The founding father of organised crime was known, as so many mobsters are, by a variety of other monikers which give you a flavour of the huge role he played – “The Brain”, “Mr Big”, “The Fixer”, “The Big Bankroll” and “The Man Uptown”.

Born into a comfortable life in New York City in 1882, the man who’d go on to dominate the Big Apple’s Jewish Mob began gambling as a child.

He said: “I always gambled. I can’t remember when I didn’t. Maybe I gambled just to show my father he couldn’t tell me what to do, but I don’t think so.

“I think I gambled because I loved the excitement.

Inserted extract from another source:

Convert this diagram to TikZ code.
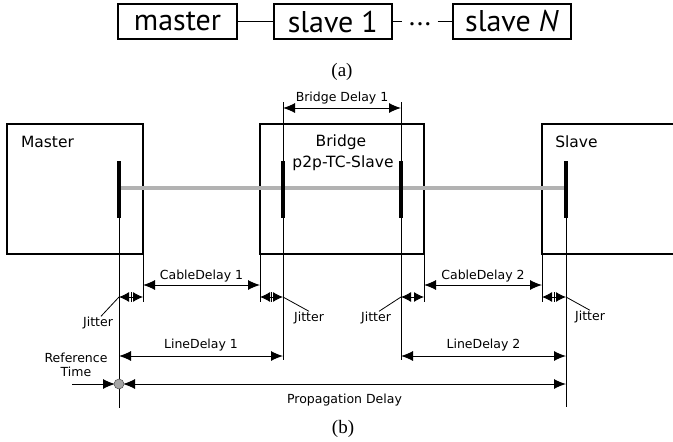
\documentclass[tikz,border=0pt]{standalone}
\usepackage{fontspec}
\setmainfont{Liberation Serif}
\setsansfont{DejaVu Sans}
\newfontfamily\ptsans{PT Sans}
\usetikzlibrary{arrows.meta,positioning}

\tikzset{
  unit/.style={draw, line width=1.8pt, minimum height=35pt, inner sep=0pt,
    font=\ptsans\fontsize{30}{32}\selectfont},
  link/.style={line width=1.6pt},
  devbox/.style={draw, line width=2.2pt, inner sep=0pt, outer sep=0pt, minimum height=130pt},
  devlbl/.style={font=\sffamily\fontsize{15.5}{17}\selectfont, anchor=base, inner sep=0pt},
  lbl/.style={font=\sffamily\fontsize{12.5}{14}\selectfont, anchor=base, inner sep=0pt},
  stamp/.style={line width=4.5pt},
  guide/.style={line width=0.8pt},
  dim/.style={<->, line width=1pt},
  jit/.style={{Latex[length=10pt,width=10pt]}-{Latex[length=10pt,width=10pt]}, line width=1pt},
  subfig/.style={font=\fontsize{19}{21}\selectfont, anchor=base, inner sep=0pt}
}

\begin{document}
\begin{tikzpicture}[>={Latex[length=12pt,width=10pt]}, x=1pt, y=-1pt]
\useasboundingbox (0,0) rectangle (673,442);

% (a) chain of clocks
\node[unit, minimum width=119pt] (master) at (177.5,21.5) {master};
\node[unit, minimum width=118pt, right=35pt of master] (slave1) {slave 1};
\node[unit, minimum width=118pt, right=59pt of slave1] (slaveN) {slave {\itshape N}};
\node[inner sep=0pt, minimum width=35pt, font=\ptsans\fontsize{28}{30}\selectfont] (dots) at (420,24) {...};
\draw[link] (master) -- (slave1);
\draw[link] (slave1.east) -- (slave1.east -| dots.west);
\draw[link] (slaveN.west -| dots.east) -- (slaveN.west);
\node[subfig] (figa) at (342,76) {(a)};

% (b) devices
\node[devbox, minimum width=136pt] (mbox) at (75,189) {};
\node[devbox, minimum width=164pt] (bbox) at (342,189) {};
\node[devbox, minimum width=150pt] (sbox) at (617,189) {};
\node[devlbl] at (47.5,147) {Master};
\node[devlbl] at (341,146) {Bridge};
\node[devlbl] at (343,167) {p2p-TC-Slave};
\node[devlbl] at (576.5,147) {Slave};

% time stamp points
\coordinate (tm) at (119,188);
\coordinate (tbi) at (283,188);
\coordinate (tbo) at (401,188);
\coordinate (ts) at (566,188);
\draw[stamp, black!30] (tm) -- (ts);
\foreach \t in {tm,tbi,tbo,ts}
  \draw[stamp] ([yshift=27pt]\t) -- ([yshift=-30pt]\t);

% guide lines
\draw[guide] (tm) -- (tm |- 0,408);
\draw[guide] (tbi |- 0,102) -- (tbi |- 0,360);
\draw[guide] (tbo |- 0,102) -- (tbo |- 0,360);
\draw[guide] (ts) -- (ts |- 0,407);
\draw[guide] (mbox.south east) -- ++(0,48);
\draw[guide] (bbox.south west) -- ++(0,48);
\draw[guide] (bbox.south east) -- ++(0,48);
\draw[guide] (sbox.south west) -- ++(0,48);

% delays
\draw[dim] (tbi |- 0,108) -- (tbo |- 0,108) node[lbl, midway, yshift=7pt] {Bridge Delay 1};
\draw[dim] (mbox.south east |- 0,285) -- (bbox.south west |- 0,285) node[lbl, midway, yshift=6pt] {CableDelay 1};
\draw[dim] (bbox.south east |- 0,285) -- (sbox.south west |- 0,285) node[lbl, midway, yshift=6pt] {CableDelay 2};
\draw[dim] (tm |- 0,356) -- (tbi |- 0,356) node[lbl, midway, yshift=8pt] {LineDelay 1};
\draw[dim] (tbo |- 0,356) -- (ts |- 0,356) node[lbl, midway, yshift=8pt] {LineDelay 2};

% jitter
\foreach \a/\b in {tm/mbox.south east, bbox.south west/tbi, tbo/bbox.south east, sbox.south west/ts}
  \draw[jit] (\a |- 0,297) -- (\b |- 0,297);
\foreach \x in {131,271.5,554}
  \draw[guide] (\x,292) -- (\x,302);
\node[lbl] (jit1) at (98,326) {Jitter};
\node[lbl] (jit2) at (309,321) {Jitter};
\node[lbl] (jit3) at (376,321) {Jitter};
\node[lbl] (jit4) at (590,320) {Jitter};
\draw[guide] (tm |- 0,297) -- ([xshift=3pt]jit1.north);
\draw[guide] (tbi |- 0,297) -- (jit2.north);
\draw[guide] (tbo |- 0,297) -- ([xshift=3pt]jit3.north);
\draw[guide] (ts |- 0,297) -- (jit4.north);

% reference time and propagation delay
\coordinate (ref) at (119,384);
\coordinate (reftail) at (72,384);
\node[lbl, anchor=center, align=center] (reftime) at (76,364.5) {Reference\\Time};
\draw[->, line width=1pt] (reftail) -- ([xshift=-4pt]ref);
\draw[dim] ([xshift=4pt]ref) -- (ts |- ref) node[lbl, midway, yshift=-19pt] {Propagation Delay};
\filldraw[fill=black!35, draw=black!70, line width=0.5pt] (ref) circle (5pt);

\node[subfig] (figb) at (343,433) {(b)};
\end{tikzpicture}
\end{document}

When I gambled, nothing else mattered.”

No wonder that by his late 20s Rothstein had established a major casino and was involved in a horse track where he reputedly fixed many of the races, becoming a millionaire by the time he was 30.

But the crime that made his name, of which he was never convicted, was allegedly fixing the 1919 baseball World Series.

It’s thought his men paid members of the Chicago White Sox to throw the series against the Cincinnati Reds as he bet against them and make a huge profit in what became notorious as the Black Sox Scandal.

The advent of Prohibition saw Rothstein diversify into bootlegging and narcotics, smuggling Canadian whisky down the Hudson to New York and across the Great Lakes.

He purchased holdings in a great number of speakeasies and was the first to smuggle Scotch whisky into the States on his own fleet of transatlantic freighters.

Backed by bankers and politicians, Rothstein was able to force Tammany Hall – the Democratic political machine that ran New York – to go along with the various street gangs run by the aforementioned hoods.

He mediated between the gangs, charging a hefty fee for his services, and he became an influential mediator in the city’s legitimate business world, forcing Tammany to recognise him as a necessary ally in running the town.

Credited by many as the first successful modern drug dealer, by 1925 Rothstein’s criminal empire was vast. He was the biggest bootlegger in the country and had amassed a fortune equivalent to $150m in today’s money.

Rothstein would often do business on the street surrounded by his bodyguards but they did him no good when he was shot and mortally wounded during a business meeting in the Park Central Hotel.

The shooting was apparently linked to debts he ran up after hitting a cold streak during a three-day poker game the previous month, which he claimed was fixed and so wouldn’t pay up.

Rothstein lingered on for two days but refused to name names and no one has ever been brought to book for the murder.